What is needed: Repeat every line exactly, keeping the pictures out of the copy.

Data:
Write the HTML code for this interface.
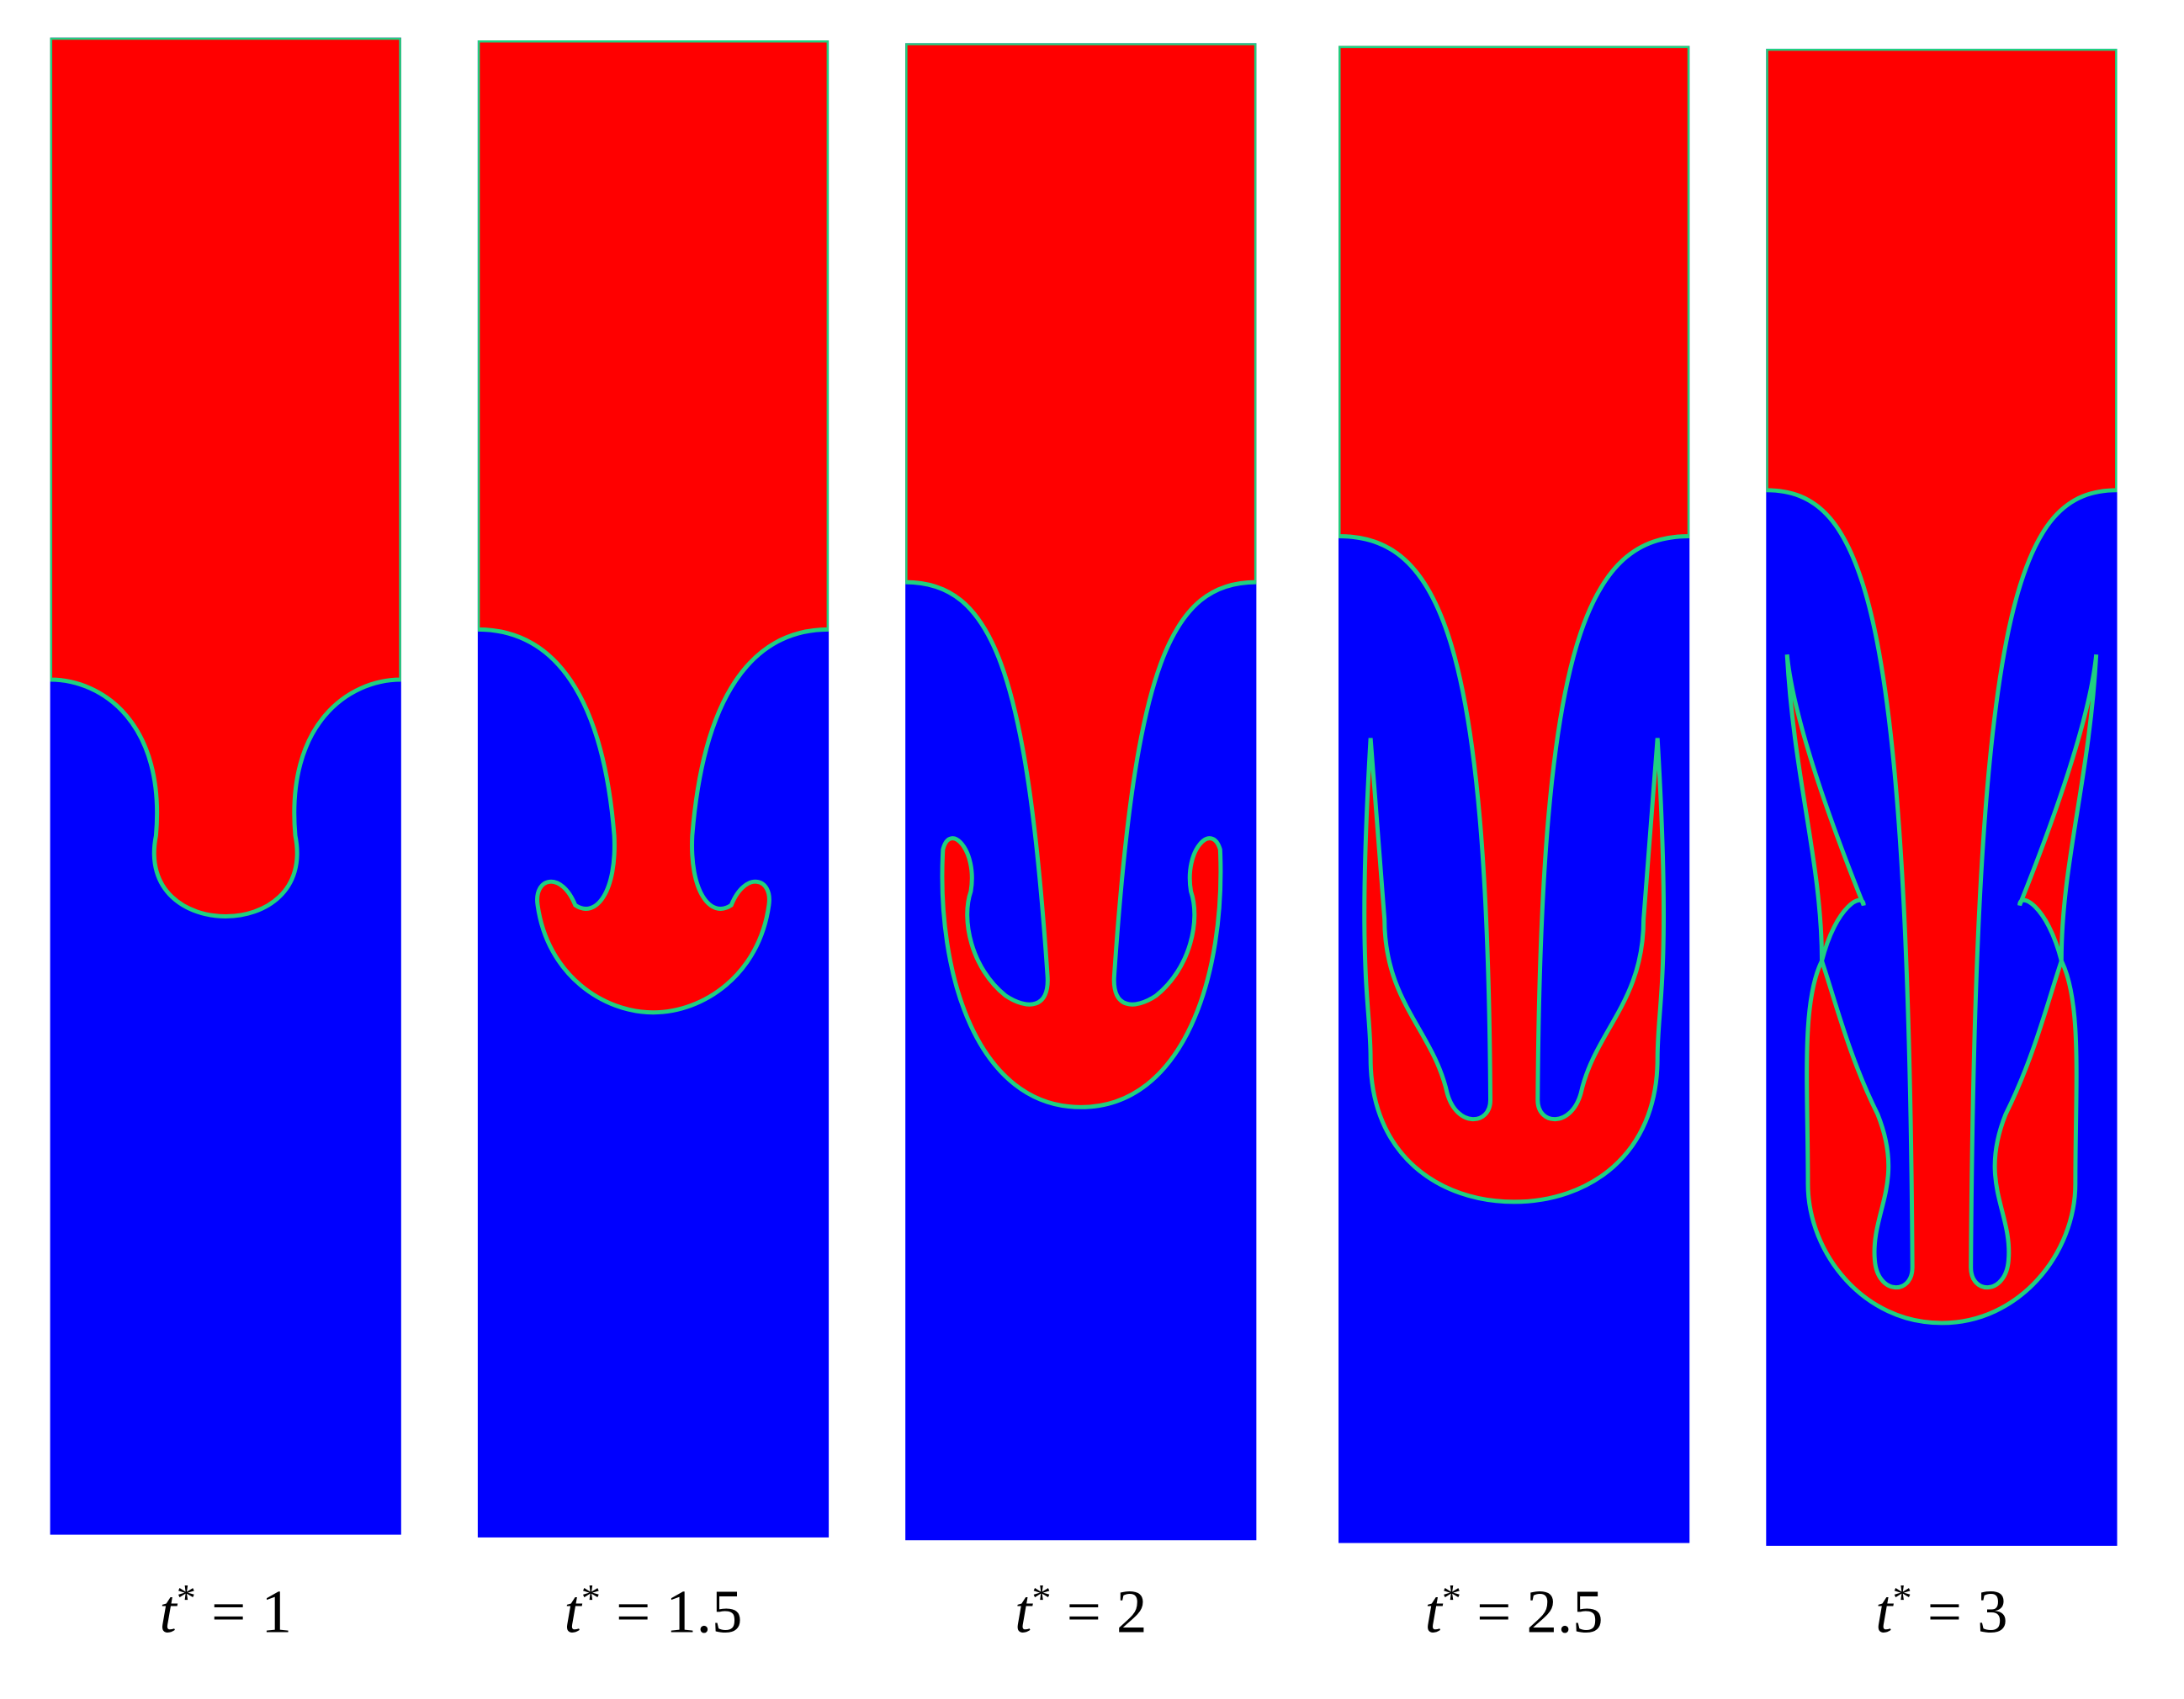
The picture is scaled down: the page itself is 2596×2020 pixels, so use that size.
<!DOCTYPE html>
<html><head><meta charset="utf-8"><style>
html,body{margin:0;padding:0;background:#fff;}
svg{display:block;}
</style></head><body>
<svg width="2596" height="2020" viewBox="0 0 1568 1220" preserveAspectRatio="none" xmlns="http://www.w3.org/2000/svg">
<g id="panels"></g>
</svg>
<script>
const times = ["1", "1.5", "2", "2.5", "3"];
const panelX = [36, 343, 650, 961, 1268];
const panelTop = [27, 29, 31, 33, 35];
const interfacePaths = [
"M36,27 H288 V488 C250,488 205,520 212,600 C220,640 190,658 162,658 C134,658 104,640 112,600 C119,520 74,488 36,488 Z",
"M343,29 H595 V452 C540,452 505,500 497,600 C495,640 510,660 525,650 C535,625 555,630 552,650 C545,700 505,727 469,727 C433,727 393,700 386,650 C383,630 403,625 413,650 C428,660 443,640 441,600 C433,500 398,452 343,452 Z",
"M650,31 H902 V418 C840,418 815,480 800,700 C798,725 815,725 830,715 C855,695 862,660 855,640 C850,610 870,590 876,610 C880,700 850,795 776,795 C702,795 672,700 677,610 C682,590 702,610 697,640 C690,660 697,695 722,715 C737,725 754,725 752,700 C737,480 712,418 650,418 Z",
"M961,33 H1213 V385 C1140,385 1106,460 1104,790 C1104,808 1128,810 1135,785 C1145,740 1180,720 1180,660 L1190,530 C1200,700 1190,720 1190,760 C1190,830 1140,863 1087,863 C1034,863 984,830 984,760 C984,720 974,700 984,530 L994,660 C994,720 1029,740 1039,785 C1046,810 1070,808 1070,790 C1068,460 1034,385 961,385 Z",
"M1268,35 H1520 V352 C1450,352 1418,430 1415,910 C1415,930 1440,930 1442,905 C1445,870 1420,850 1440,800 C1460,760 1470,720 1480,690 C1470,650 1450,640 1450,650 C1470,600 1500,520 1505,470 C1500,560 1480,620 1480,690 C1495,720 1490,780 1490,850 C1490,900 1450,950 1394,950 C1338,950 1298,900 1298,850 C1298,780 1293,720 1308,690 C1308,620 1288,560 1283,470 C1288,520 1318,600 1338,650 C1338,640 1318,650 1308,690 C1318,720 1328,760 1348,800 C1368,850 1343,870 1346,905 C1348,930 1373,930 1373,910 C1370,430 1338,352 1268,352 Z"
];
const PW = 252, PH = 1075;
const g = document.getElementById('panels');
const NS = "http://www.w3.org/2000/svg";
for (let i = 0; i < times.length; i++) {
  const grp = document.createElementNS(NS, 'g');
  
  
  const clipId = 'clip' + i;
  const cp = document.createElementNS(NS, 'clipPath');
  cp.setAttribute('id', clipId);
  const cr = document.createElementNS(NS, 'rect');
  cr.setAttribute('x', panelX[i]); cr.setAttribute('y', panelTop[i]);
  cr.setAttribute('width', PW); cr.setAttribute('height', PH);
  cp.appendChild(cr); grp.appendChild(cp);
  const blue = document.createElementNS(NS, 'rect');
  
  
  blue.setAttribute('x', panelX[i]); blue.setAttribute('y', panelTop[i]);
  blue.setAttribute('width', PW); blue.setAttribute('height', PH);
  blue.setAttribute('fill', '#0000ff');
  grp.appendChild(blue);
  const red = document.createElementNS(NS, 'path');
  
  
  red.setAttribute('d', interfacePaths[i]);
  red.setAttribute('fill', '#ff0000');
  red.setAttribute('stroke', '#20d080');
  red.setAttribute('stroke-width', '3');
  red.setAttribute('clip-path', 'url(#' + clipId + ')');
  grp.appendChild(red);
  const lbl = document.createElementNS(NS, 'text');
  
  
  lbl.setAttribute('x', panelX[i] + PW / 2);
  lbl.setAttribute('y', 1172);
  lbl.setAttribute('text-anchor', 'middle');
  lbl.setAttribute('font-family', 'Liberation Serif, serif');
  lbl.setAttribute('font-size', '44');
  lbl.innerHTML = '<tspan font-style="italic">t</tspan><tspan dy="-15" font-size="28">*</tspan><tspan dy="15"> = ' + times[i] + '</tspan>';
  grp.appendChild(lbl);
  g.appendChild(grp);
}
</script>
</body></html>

Output below:
Write the HTML code for this interface.
The picture is scaled down: the page itself is 2596×2020 pixels, so use that size.
<!DOCTYPE html>
<html><head><meta charset="utf-8"><style>
html,body{margin:0;padding:0;background:#fff;}
svg{display:block;}
</style></head><body>
<svg width="2596" height="2020" viewBox="0 0 1568 1220" preserveAspectRatio="none" xmlns="http://www.w3.org/2000/svg">
<g id="panels"></g>
</svg>
<script>
const times = ["1", "1.5", "2", "2.5", "3"];
const panelX = [36, 343, 650, 961, 1268];
const panelTop = [27, 29, 31, 33, 35];
const interfacePaths = [
"M36,27 H288 V488 C250,488 205,520 212,600 C220,640 190,658 162,658 C134,658 104,640 112,600 C119,520 74,488 36,488 Z",
"M343,29 H595 V452 C540,452 505,500 497,600 C495,640 510,660 525,650 C535,625 555,630 552,650 C545,700 505,727 469,727 C433,727 393,700 386,650 C383,630 403,625 413,650 C428,660 443,640 441,600 C433,500 398,452 343,452 Z",
"M650,31 H902 V418 C840,418 815,480 800,700 C798,725 815,725 830,715 C855,695 862,660 855,640 C850,610 870,590 876,610 C880,700 850,795 776,795 C702,795 672,700 677,610 C682,590 702,610 697,640 C690,660 697,695 722,715 C737,725 754,725 752,700 C737,480 712,418 650,418 Z",
"M961,33 H1213 V385 C1140,385 1106,460 1104,790 C1104,808 1128,810 1135,785 C1145,740 1180,720 1180,660 L1190,530 C1200,700 1190,720 1190,760 C1190,830 1140,863 1087,863 C1034,863 984,830 984,760 C984,720 974,700 984,530 L994,660 C994,720 1029,740 1039,785 C1046,810 1070,808 1070,790 C1068,460 1034,385 961,385 Z",
"M1268,35 H1520 V352 C1450,352 1418,430 1415,910 C1415,930 1440,930 1442,905 C1445,870 1420,850 1440,800 C1460,760 1470,720 1480,690 C1470,650 1450,640 1450,650 C1470,600 1500,520 1505,470 C1500,560 1480,620 1480,690 C1495,720 1490,780 1490,850 C1490,900 1450,950 1394,950 C1338,950 1298,900 1298,850 C1298,780 1293,720 1308,690 C1308,620 1288,560 1283,470 C1288,520 1318,600 1338,650 C1338,640 1318,650 1308,690 C1318,720 1328,760 1348,800 C1368,850 1343,870 1346,905 C1348,930 1373,930 1373,910 C1370,430 1338,352 1268,352 Z"
];
const PW = 252, PH = 1075;
const g = document.getElementById('panels');
const NS = "http://www.w3.org/2000/svg";
for (let i = 0; i < times.length; i++) {
  const grp = document.createElementNS(NS, 'g');
  
  
  const clipId = 'clip' + i;
  const cp = document.createElementNS(NS, 'clipPath');
  cp.setAttribute('id', clipId);
  const cr = document.createElementNS(NS, 'rect');
  cr.setAttribute('x', panelX[i]); cr.setAttribute('y', panelTop[i]);
  cr.setAttribute('width', PW); cr.setAttribute('height', PH);
  cp.appendChild(cr); grp.appendChild(cp);
  const blue = document.createElementNS(NS, 'rect');
  
  
  blue.setAttribute('x', panelX[i]); blue.setAttribute('y', panelTop[i]);
  blue.setAttribute('width', PW); blue.setAttribute('height', PH);
  blue.setAttribute('fill', '#0000ff');
  grp.appendChild(blue);
  const red = document.createElementNS(NS, 'path');
  
  
  red.setAttribute('d', interfacePaths[i]);
  red.setAttribute('fill', '#ff0000');
  red.setAttribute('stroke', '#20d080');
  red.setAttribute('stroke-width', '3');
  red.setAttribute('clip-path', 'url(#' + clipId + ')');
  grp.appendChild(red);
  const lbl = document.createElementNS(NS, 'text');
  
  
  lbl.setAttribute('x', panelX[i] + PW / 2);
  lbl.setAttribute('y', 1172);
  lbl.setAttribute('text-anchor', 'middle');
  lbl.setAttribute('font-family', 'Liberation Serif, serif');
  lbl.setAttribute('font-size', '44');
  lbl.innerHTML = '<tspan font-style="italic">t</tspan><tspan dy="-15" font-size="28">*</tspan><tspan dy="15"> = ' + times[i] + '</tspan>';
  grp.appendChild(lbl);
  g.appendChild(grp);
}
</script>
</body></html>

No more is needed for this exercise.